Investigation of microstructural, mechanical and corrosion properties of graphene nanoplatelets reinforced Al matrix composites

Abstract

Graphene nanoplatelets (GNP) were utilized as reinforcement for Al matrix with the aim of exploiting its extremely high mechanical properties. GNP reinforced composites were prepared via powder metallurgical processing route based on mechanical alloying, cold pressing and pressureless sintering. 0.5 to 2 wt% of GNP were incorporated into the aluminum via mechanical alloying up to 8 h in a high-energy ball mill. The mechanically milled powders were compacted by two different methods as uniaxial cold pressing and cold isostatic pressing. The prepared powders and bulk samples were characterized by differential thermal calorimetry (DSC), X-ray diffraction (XRD), scanning electron microscopy (SEM) and energy-dispersive X-ray spectrometry (EDX), optical microscopy (OM), and Archimedes density, microhardness and dry sliding wear tests.

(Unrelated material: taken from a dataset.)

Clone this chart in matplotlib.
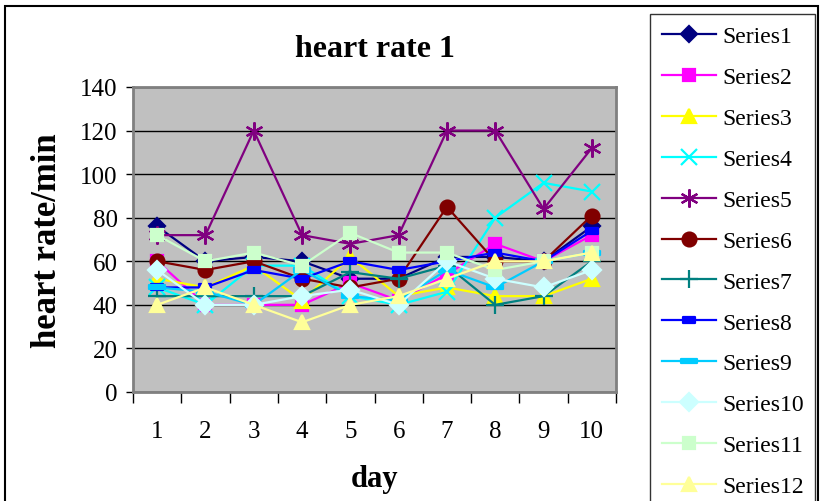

Additionally, corrosion properties of the Al-GNP composites were determined by the Tafel exploration method. The results showed that the optimum GNP amount could be expected as 0.5 wt%, which enhanced the microhardness and wear resistance values of the Al from 84.5 ± 1.98 HV and 0.7384 mm3 to 199.4 ± 1.88 HV and 0.4476 mm3, respectively. However, this amount of graphene addition tended to slightly deteriorate the corrosion resistance of Al.